Wednesday, April 19, 2017

John Dickson Carr's The Case Of The Constant Suicides

Wow.

Bradley at ahsweetmysteryblog has a post about Patricia Wentworth's Miss Silver mysteries in which he observed that one's sense of an author can be thrown entirely off by starting with the wrong book. There are very few authors (Sarah Caudwell comes to mind) whose works are all equally good and (as in the case of Sarah Caudwell) if that's true, it's usually because there just aren't very many.

I think I've been a victim of this with regard to John Dickson Carr.

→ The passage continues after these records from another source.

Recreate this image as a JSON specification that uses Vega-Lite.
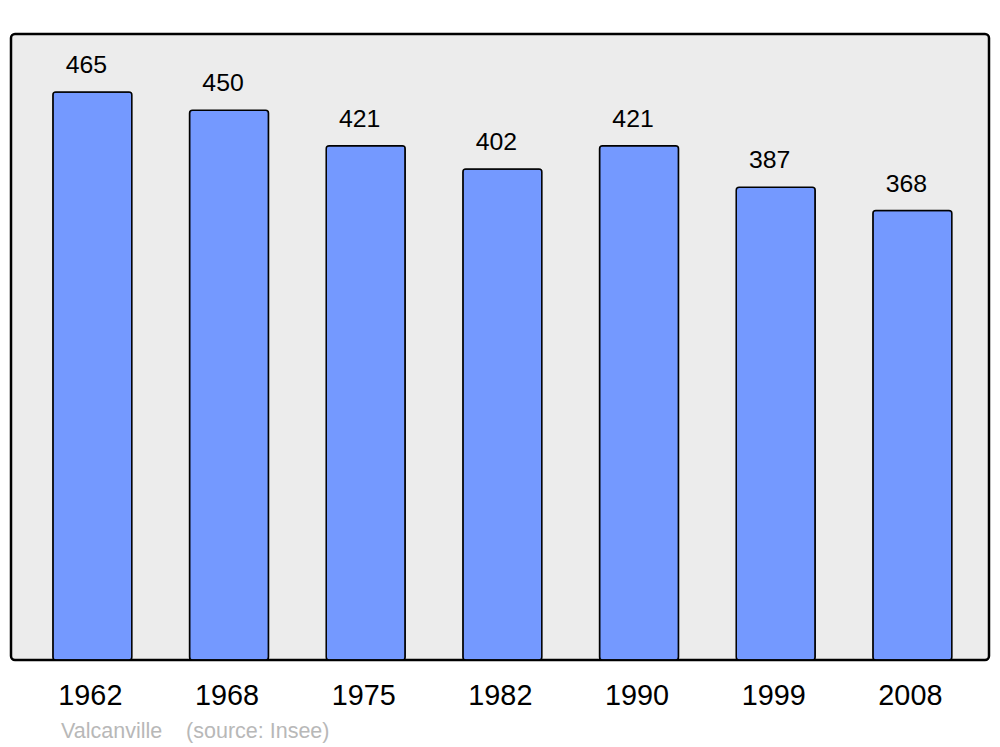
{
  "$schema": "https://vega.github.io/schema/vega-lite/v6.json",
  "width": 978,
  "height": 626,
  "autosize": {"type": "none"},
  "padding": {"left": 11, "top": 34, "right": 11, "bottom": 87},
  "background": "white",
  "config": {
    "view": {"fill": "#ececec", "stroke": "black", "strokeWidth": 2.5, "cornerRadius": 4},
    "font": "Liberation Sans"
  },
  "title": {
    "text": "Valcanville\u00a0\u00a0\u00a0\u00a0(source: Insee)",
    "orient": "bottom",
    "anchor": "start",
    "dx": 50,
    "offset": 11,
    "font": "Liberation Sans",
    "fontSize": 21.5,
    "fontWeight": "normal",
    "color": "#b8b8b8"
  },
  "data": {
    "values": [
      {"year": "1962", "population": 465},
      {"year": "1968", "population": 450},
      {"year": "1975", "population": 421},
      {"year": "1982", "population": 402},
      {"year": "1990", "population": 421},
      {"year": "1999", "population": 387},
      {"year": "2008", "population": 368}
    ]
  },
  "encoding": {
    "x": {
      "field": "year",
      "type": "ordinal",
      "sort": null,
      "scale": {"paddingInner": 0.422, "paddingOuter": 0.289, "align": 0.53},
      "axis": {
        "title": null,
        "labelAngle": 0,
        "labelOffset": -2,
        "domain": false,
        "ticks": false,
        "tickSize": 0,
        "labelPadding": 21,
        "labelFontSize": 28.8,
        "labelColor": "black",
        "labelFont": "Liberation Sans",
        "grid": false
      }
    },
    "y": {
      "field": "population",
      "type": "quantitative",
      "scale": {"domain": [0, 512.5], "nice": false, "zero": true},
      "axis": null
    }
  },
  "layer": [
    {
      "mark": {"type": "bar", "fill": "#7499ff", "stroke": "black", "strokeWidth": 1.5, "cornerRadius": 3}
    },
    {
      "mark": {"type": "text", "baseline": "alphabetic", "dy": -19, "dx": -6, "fontSize": 24.8, "color": "black", "font": "Liberation Sans"},
      "encoding": {"text": {"field": "population", "type": "quantitative"}}
    }
  ]
}
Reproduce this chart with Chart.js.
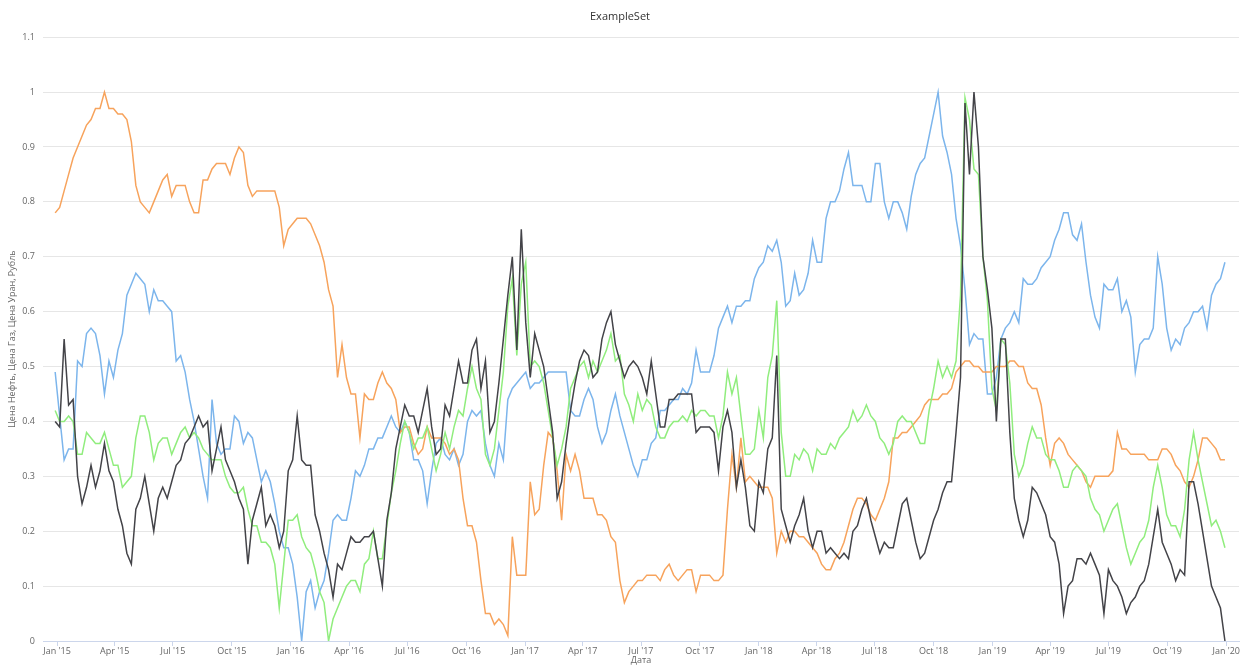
<!DOCTYPE html>
<html>
<head>
<meta charset="utf-8">
<title>ExampleSet</title>
<script src="https://cdn.jsdelivr.net/npm/chart.js@4.4.1/dist/chart.umd.min.js"></script>
<style>
    html, body { margin: 0; padding: 0; background: #fff; }
    #wrap { width: 1240px; height: 666px; }
</style>
</head>
<body>
<div id="wrap"><canvas id="chart" width="1240" height="666"></canvas></div>
<script>
// Dates: one reading a week, 29 Dec 2014 .. 30 Dec 2019
const DAY = 86400000;
const startDate = Date.UTC(2014, 11, 29);
const dates = [];
for (let i = 0; i < 262; i++) dates.push(startDate + i * 7 * DAY);

// Axis ticks
const tickYears = [2015, 2016, 2017, 2018, 2019, 2020];
const tickMonths = [0, 3, 6, 9];
const monthNames = ['Jan', 'Feb', 'Mar', 'Apr', 'May', 'Jun', 'Jul', 'Aug', 'Sep', 'Oct', 'Nov', 'Dec'];

// Series values (normalised 0..1), one per week
const oilValues = [
    0.49,0.41,0.33,0.35,0.35,0.51,0.50,0.56,0.57,0.56,
    0.52,0.45,0.51,0.48,0.53,0.56,0.63,0.65,0.67,0.66,
    0.65,0.60,0.64,0.62,0.62,0.61,0.60,0.51,0.52,0.49,
    0.44,0.40,0.35,0.30,0.26,0.44,0.36,0.34,0.35,0.35,
    0.41,0.40,0.36,0.38,0.37,0.33,0.29,0.31,0.29,0.25,
    0.20,0.17,0.17,0.14,0.08,0.00,0.09,0.11,0.06,0.09,
    0.11,0.16,0.22,0.23,0.22,0.22,0.26,0.31,0.30,0.32,
    0.35,0.35,0.37,0.37,0.39,0.41,0.39,0.38,0.40,0.38,
    0.33,0.33,0.31,0.25,0.31,0.36,0.37,0.34,0.33,0.35,
    0.32,0.34,0.40,0.42,0.41,0.42,0.36,0.32,0.30,0.36,
    0.33,0.44,0.46,0.47,0.48,0.49,0.46,0.47,0.47,0.48,
    0.49,0.49,0.49,0.49,0.49,0.42,0.41,0.41,0.44,0.46,
    0.44,0.39,0.36,0.38,0.42,0.45,0.41,0.38,0.35,0.32,
    0.30,0.33,0.33,0.36,0.37,0.42,0.42,0.43,0.44,0.44,
    0.46,0.45,0.47,0.53,0.49,0.49,0.49,0.52,0.57,0.59,
    0.61,0.58,0.61,0.61,0.62,0.62,0.66,0.68,0.69,0.72,
    0.71,0.73,0.69,0.61,0.62,0.67,0.63,0.64,0.67,0.73,
    0.69,0.69,0.77,0.80,0.80,0.82,0.86,0.89,0.83,0.83,
    0.83,0.80,0.80,0.87,0.87,0.80,0.77,0.80,0.80,0.78,
    0.75,0.81,0.85,0.87,0.88,0.92,0.96,1.00,0.92,0.89,
    0.85,0.77,0.72,0.64,0.54,0.56,0.55,0.55,0.45,0.45,
    0.48,0.55,0.57,0.58,0.60,0.58,0.66,0.65,0.65,0.66,
    0.68,0.69,0.70,0.73,0.75,0.78,0.78,0.74,0.73,0.76,
    0.69,0.63,0.59,0.57,0.65,0.64,0.64,0.66,0.60,0.62,
    0.59,0.49,0.54,0.55,0.55,0.57,0.70,0.65,0.57,0.53,
    0.55,0.54,0.57,0.58,0.60,0.60,0.61,0.57,0.63,0.65,
    0.66,0.69
];
const gasValues = [
    0.40,0.39,0.55,0.43,0.44,0.30,0.25,0.28,0.32,0.28,
    0.31,0.36,0.31,0.29,0.24,0.21,0.16,0.14,0.24,0.26,
    0.30,0.25,0.20,0.26,0.28,0.26,0.29,0.32,0.33,0.36,
    0.37,0.39,0.41,0.39,0.40,0.31,0.35,0.39,0.33,0.31,
    0.29,0.26,0.24,0.14,0.22,0.25,0.28,0.21,0.23,0.21,
    0.17,0.20,0.31,0.33,0.41,0.33,0.32,0.32,0.23,0.20,
    0.16,0.13,0.08,0.14,0.13,0.16,0.19,0.18,0.18,0.19,
    0.19,0.20,0.15,0.10,0.22,0.27,0.35,0.39,0.43,0.41,
    0.41,0.38,0.42,0.46,0.39,0.34,0.35,0.43,0.41,0.46,
    0.51,0.47,0.47,0.53,0.55,0.46,0.51,0.38,0.40,0.47,
    0.55,0.63,0.70,0.53,0.75,0.58,0.48,0.56,0.53,0.50,
    0.44,0.38,0.26,0.29,0.36,0.42,0.47,0.51,0.53,0.52,
    0.48,0.49,0.55,0.58,0.60,0.54,0.51,0.48,0.50,0.51,
    0.50,0.48,0.45,0.51,0.45,0.39,0.39,0.44,0.44,0.45,
    0.45,0.45,0.45,0.38,0.39,0.39,0.39,0.38,0.31,0.39,
    0.42,0.38,0.28,0.33,0.28,0.21,0.20,0.29,0.27,0.35,
    0.37,0.52,0.24,0.21,0.18,0.21,0.23,0.26,0.20,0.17,
    0.20,0.20,0.16,0.17,0.16,0.15,0.16,0.15,0.20,0.21,
    0.24,0.26,0.22,0.19,0.16,0.18,0.17,0.17,0.21,0.25,
    0.26,0.22,0.18,0.15,0.16,0.19,0.22,0.24,0.27,0.29,
    0.29,0.38,0.48,0.98,0.85,1.00,0.90,0.70,0.64,0.57,
    0.40,0.55,0.55,0.38,0.26,0.22,0.19,0.22,0.28,0.27,
    0.25,0.23,0.19,0.18,0.14,0.05,0.10,0.11,0.15,0.15,
    0.14,0.16,0.14,0.12,0.05,0.13,0.11,0.10,0.08,0.05,
    0.07,0.08,0.10,0.11,0.14,0.19,0.24,0.18,0.16,0.14,
    0.11,0.13,0.12,0.29,0.29,0.25,0.20,0.15,0.10,0.08,
    0.06,0.00
];
const uraniumValues = [
    0.42,0.40,0.40,0.41,0.40,0.34,0.34,0.38,0.37,0.36,
    0.36,0.38,0.35,0.32,0.32,0.28,0.29,0.30,0.37,0.41,
    0.41,0.38,0.33,0.36,0.37,0.37,0.34,0.36,0.38,0.39,
    0.37,0.38,0.37,0.35,0.34,0.33,0.33,0.33,0.30,0.28,
    0.27,0.27,0.28,0.24,0.21,0.21,0.18,0.18,0.17,0.14,
    0.06,0.14,0.22,0.22,0.23,0.19,0.17,0.16,0.13,0.09,
    0.07,0.00,0.04,0.06,0.08,0.10,0.11,0.11,0.09,0.14,
    0.15,0.20,0.15,0.15,0.21,0.27,0.31,0.36,0.40,0.38,
    0.35,0.37,0.37,0.39,0.35,0.31,0.34,0.38,0.35,0.39,
    0.42,0.41,0.46,0.50,0.46,0.44,0.34,0.32,0.35,0.42,
    0.49,0.61,0.66,0.52,0.65,0.69,0.50,0.51,0.50,0.47,
    0.42,0.37,0.32,0.35,0.39,0.46,0.48,0.50,0.51,0.48,
    0.51,0.49,0.51,0.53,0.56,0.51,0.52,0.45,0.43,0.40,
    0.45,0.42,0.44,0.43,0.39,0.37,0.37,0.39,0.40,0.40,
    0.41,0.40,0.42,0.41,0.42,0.42,0.41,0.41,0.37,0.41,
    0.49,0.45,0.48,0.41,0.34,0.34,0.35,0.42,0.37,0.48,
    0.52,0.62,0.38,0.30,0.30,0.34,0.33,0.35,0.34,0.31,
    0.35,0.34,0.34,0.36,0.35,0.37,0.38,0.39,0.42,0.40,
    0.41,0.43,0.41,0.40,0.37,0.36,0.34,0.36,0.40,0.41,
    0.40,0.40,0.38,0.36,0.36,0.42,0.46,0.51,0.48,0.50,
    0.48,0.51,0.63,0.99,0.95,0.86,0.85,0.70,0.62,0.46,
    0.42,0.55,0.54,0.47,0.34,0.30,0.32,0.36,0.39,0.37,
    0.37,0.34,0.33,0.33,0.31,0.28,0.28,0.31,0.32,0.31,
    0.30,0.26,0.24,0.23,0.20,0.22,0.24,0.25,0.21,0.17,
    0.14,0.16,0.18,0.19,0.22,0.28,0.32,0.28,0.23,0.21,
    0.21,0.19,0.24,0.33,0.38,0.33,0.29,0.25,0.21,0.22,
    0.20,0.17
];
const rubleValues = [
    0.78,0.79,0.82,0.85,0.88,0.90,0.92,0.94,0.95,0.97,
    0.97,1.00,0.97,0.97,0.96,0.96,0.95,0.91,0.83,0.80,
    0.79,0.78,0.80,0.82,0.84,0.85,0.81,0.83,0.83,0.83,
    0.80,0.78,0.78,0.84,0.84,0.86,0.87,0.87,0.87,0.85,
    0.88,0.90,0.89,0.83,0.81,0.82,0.82,0.82,0.82,0.82,
    0.79,0.72,0.75,0.76,0.77,0.77,0.77,0.76,0.74,0.72,
    0.69,0.64,0.61,0.48,0.54,0.48,0.45,0.45,0.37,0.45,
    0.44,0.44,0.47,0.49,0.47,0.46,0.44,0.38,0.39,0.39,
    0.36,0.34,0.35,0.39,0.37,0.37,0.37,0.36,0.34,0.35,
    0.33,0.26,0.21,0.21,0.18,0.11,0.05,0.05,0.03,0.04,
    0.03,0.01,0.19,0.12,0.12,0.12,0.29,0.23,0.24,0.32,
    0.38,0.37,0.31,0.22,0.34,0.31,0.34,0.31,0.26,0.26,
    0.26,0.23,0.23,0.22,0.19,0.18,0.11,0.07,0.09,0.10,
    0.11,0.11,0.12,0.12,0.12,0.11,0.13,0.14,0.12,0.11,
    0.12,0.13,0.13,0.09,0.12,0.12,0.12,0.11,0.11,0.12,
    0.24,0.34,0.28,0.37,0.29,0.30,0.29,0.28,0.28,0.28,
    0.26,0.16,0.20,0.18,0.20,0.20,0.19,0.19,0.18,0.17,
    0.16,0.14,0.13,0.13,0.15,0.16,0.18,0.21,0.24,0.26,
    0.26,0.25,0.23,0.22,0.24,0.26,0.29,0.37,0.37,0.38,
    0.38,0.39,0.40,0.41,0.43,0.44,0.44,0.44,0.45,0.45,
    0.46,0.49,0.50,0.51,0.51,0.50,0.50,0.49,0.49,0.49,
    0.50,0.50,0.50,0.51,0.51,0.50,0.50,0.47,0.46,0.46,
    0.43,0.37,0.32,0.36,0.37,0.36,0.34,0.33,0.32,0.31,
    0.29,0.28,0.30,0.30,0.30,0.30,0.31,0.38,0.35,0.35,
    0.34,0.34,0.34,0.34,0.33,0.33,0.33,0.35,0.35,0.34,
    0.32,0.31,0.29,0.28,0.30,0.33,0.37,0.37,0.36,0.35,
    0.33,0.33
];

const toPoints = (values) => values.map((v, i) => ({ x: dates[i], y: v }));

const quarterTicks = [];
tickYears.forEach(y => tickMonths.forEach(m => {
    if (y < 2020 || m === 0) quarterTicks.push(Date.UTC(y, m, 1));
}));

const lineStyle = { borderWidth: 1.5, pointRadius: 0, tension: 0, fill: false };
const font = "'Open Sans', 'DejaVu Sans', sans-serif";

new Chart(document.getElementById('chart'), {
    type: 'line',
    data: {
        datasets: [
            { label: 'Цена Газ', data: toPoints(gasValues), borderColor: '#434348', ...lineStyle },
            { label: 'Цена Уран', data: toPoints(uraniumValues), borderColor: '#90ed7d', ...lineStyle },
            { label: 'Рубль', data: toPoints(rubleValues), borderColor: '#f7a35c', ...lineStyle },
            { label: 'Цена Нефть', data: toPoints(oilValues), borderColor: '#7cb5ec', ...lineStyle }
        ]
    },
    options: {
        responsive: false,
        animation: false,
        layout: { padding: 0 },
        plugins: {
            legend: { display: false },
            tooltip: { enabled: false },
            title: {
                display: true,
                text: 'ExampleSet',
                color: '#333333',
                font: { family: font, size: 11, weight: 'normal' },
                padding: { top: 10, bottom: 14 }
            }
        },
        scales: {
            x: {
                type: 'linear',
                min: Date.UTC(2014, 11, 10),
                max: Date.UTC(2020, 0, 21),
                afterBuildTicks: (scale) => { scale.ticks = quarterTicks.map(v => ({ value: v })); },
                afterFit: (scale) => { scale.height = 25; },
                grid: { drawOnChartArea: false, drawTicks: true, tickLength: 5, color: '#ccd6eb' },
                border: { color: '#ccd6eb' },
                ticks: {
                    autoSkip: false,
                    maxRotation: 0,
                    padding: 0,
                    color: '#666666',
                    font: { family: font, size: 9 },
                    callback: (value) => {
                        const d = new Date(value);
                        return monthNames[d.getUTCMonth()] + " '" + String(d.getUTCFullYear()).slice(2);
                    }
                },
                title: {
                    display: true,
                    text: 'Дата',
                    color: '#666666',
                    font: { family: font, size: 9 },
                    padding: { top: 0, bottom: 0 }
                }
            },
            y: {
                min: 0,
                max: 1.1,
                afterFit: (scale) => { scale.width = 43; },
                grid: { color: '#e6e6e6', drawTicks: false },
                border: { display: false },
                ticks: {
                    stepSize: 0.1,
                    padding: 8,
                    color: '#666666',
                    font: { family: font, size: 9 },
                    callback: (value) => String(+value.toFixed(1))
                },
                title: {
                    display: true,
                    text: 'Цена Нефть, Цена Газ, Цена Уран, Рубль',
                    color: '#666666',
                    font: { family: font, size: 9 },
                    padding: { top: 7, bottom: 0 }
                }
            }
        }
    }
});
</script>
</body>
</html>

There are a lot of John Dickson Carr/Carter Dickson novels out there and before this I'd read only three. I'm not surprised they're not all equally good. But based on the three I'd read, I'd decided that despite all the good things I'd heard, John Dickson Carr wasn't really for me. But there were a few more on my shelf--this one's been here since 2000, I'm sorry to report--and since it would do double duty for both the Vintage Mystery Cover Scavenger Hunt and the Mount TBR Challenge, I thought, well, I could try another.

As I said: wow. I've clearly been denying myself a considerable pleasure.

I wasn't very far into this volume and I knew mistakes had been made. I typed 'best john dickson carr' into my Google search bar and this post appeared at the top of the list. It turned out two of the three I'd read were down at the bottom among those the post's author said would appear in nobody's best Carr list, and the other certainly wasn't in the top five. And this one was in that top five.

Where was the wisdom of the Internet when I was last reading Carr? Still in the future, I'm afraid.

This one starts out with two Doctors Campbell summoned to Scotland for a Campbell family conference; they're both assigned the same sleeper on the overnight from Euston station to Glasgow. One is a male Doctor Campbell (Alan) and the other is a female Doctor Campbell (Kitty-Kat, among other names) who have never met, and know nothing about each other, but have been conducting a feud in the letters section about the Duchess of Cleveland. They would be played by Spencer Tracy and Katherine Hepburn in the movie version and we know how that will turn out. That's fine. I completely approve of RomCom subplots in my mysteries:
Colin's eyes opened wide.
"Do you mean," he bellowed delightedly, "there's going to be a wedding?"
"Can I print that?"
"Yes to both questions," replied Alan.
There is also the Doom of the Campbells, and despite the one dead Campbell, the Doom is actually a whiskey:

"You must remember," said Alan, not without reason on his side, "that I spent three years in the United States during Prohibition days. Anybody who can survive that experience has nothing to fear from any liquor that ever came out of a still--or didn't."
"You think so, eh?" mused Colin. "Do you now? Well, well, well! Elspat, this calls for heroic measures. Bring out the Doom of the Campbells."
With all this the mystery might even be secondary, and who would mind? But it isn't. The plot is strong, the room is locked, and Dr. Gideon Fell is summoned to investigate. There are only two clues: a disappeared and eventually reappeared diary, and a dog carrier or suitcase that somehow appears inside the locked room. Eventually a second body is found with an accompanying suicide note that indicates the suicidee is the perpetrator of the first crime. The fact that the suicide note is typed tells us all we need to know about that.

The solution is very satisfactory, though I admit to doubts about the science of it. But that doesn't matter. Superb. A real discovery for me.

And it does double duty. While I'd definitely call that a dog carrier on the cover, it's also called a suitcase in the novel, and the fact that it is, is important to the plot, so:

Golden Age. Suitcase/Briefcase. My Reader's Block Vintage Mystery Scavenger Hunt.

And it's been aging on the shelf for years, like the fine wine (or whiskey) it is: Mount TBR Challenge.